Dalata Hotel Group was founded in July 2007 by Pat McCann, former chief executive of the Jurys Doyle Hotel Group. The company made its initial public offering in 2014.

A major expansion occurred in 2014 when Dalata purchased nine of the ten hotels of the Moran Bewleys Hotel Group which were subsequently rebranded to the Maldron or Clayton brands. The Clayton brand name also comes from an originally independent hotel acquired in Galway in 2014. The Clayton Hotel Cork City in Cork, formerly a Clarion Hotel, was acquired by the group in 2016.

In June 2025, Dalata rejected an initial €1.3 billion takeover proposal from a Scandinavian consortium led by Pandox and Eiendomsspar, stating that the offer undervalued the company's strategic position and future growth potential. In July 2025, Dalata agreed to a revised €1.4 billion takeover by the same consortium.

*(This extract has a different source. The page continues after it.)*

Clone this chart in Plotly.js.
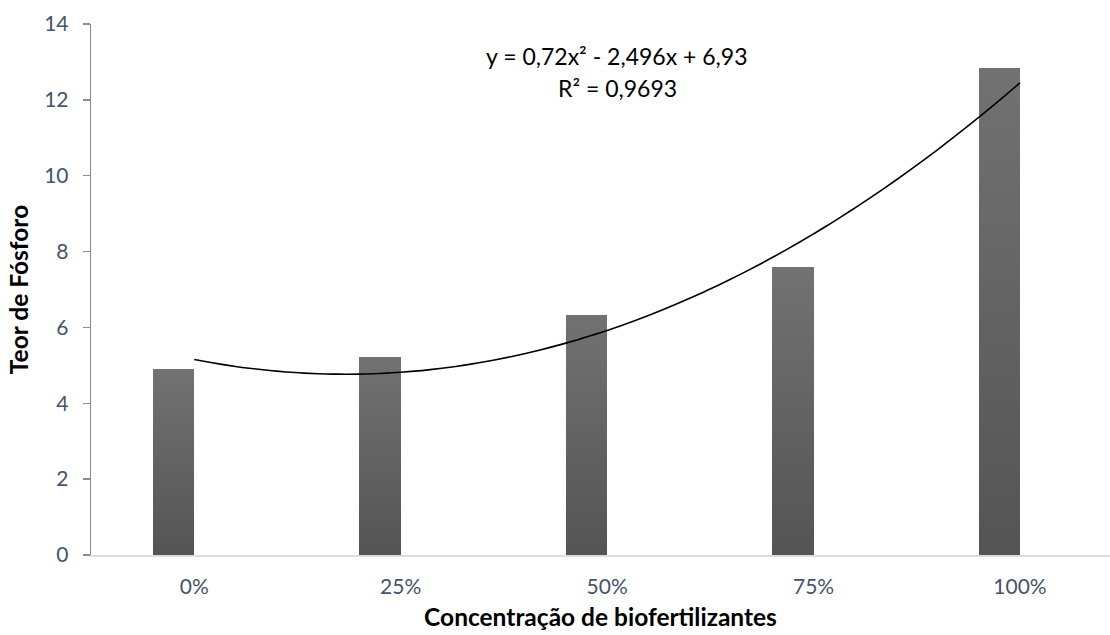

In October 2025, the High Court in Ireland reportedly "sanctioned" the proposed acquisition deal. As of 30 October 2025, the acquisition was expected to become effective on 7 November 2025, following registration with the Companies Registration Office. As part of the acquisition, Scandic Hotels Group entered into a framework agreement with Pandox and Eiendomsspar to acquire the hotel operations of Dalata. In November 2025, it was announced that Pandox and Eiendomsspar had completed the acquisition of the remaining 91.2% stake in the company.

==Properties==
As of May 2024, Dalata operated 23 hotels under the 'Maldron Hotels' brand, 27 under the 'Clayton Hotels' brand and four independently named properties in three countries. By mid-2025, the company operated 55 hotels.

Notable properties include the Clayton Hotel, Limerick, one of the tallest hotels in Ireland, and the Clayton Burlington Hotel, Dublin.

==Controversies==
In August 2024, following the announcement of additional concert dates for the band Oasis in Manchester, several customers reported that their existing reservations at Dalata's Maldron Hotel in Manchester had been cancelled. Some accused the company of cancelling the bookings to relist the rooms at higher prices, with reports of rates increasing up to three times the original cost. Dalata attributed the issue to a technical error in its booking system that occurred on 26–27 August 2024, leading to overbooking for the affected dates. The company denied intentionally cancelling reservations to resell at inflated prices, apologised for the inconvenience, and stated it would honour all bookings made before 26 August 2024. Manchester City Council indicated it would look into the complaints.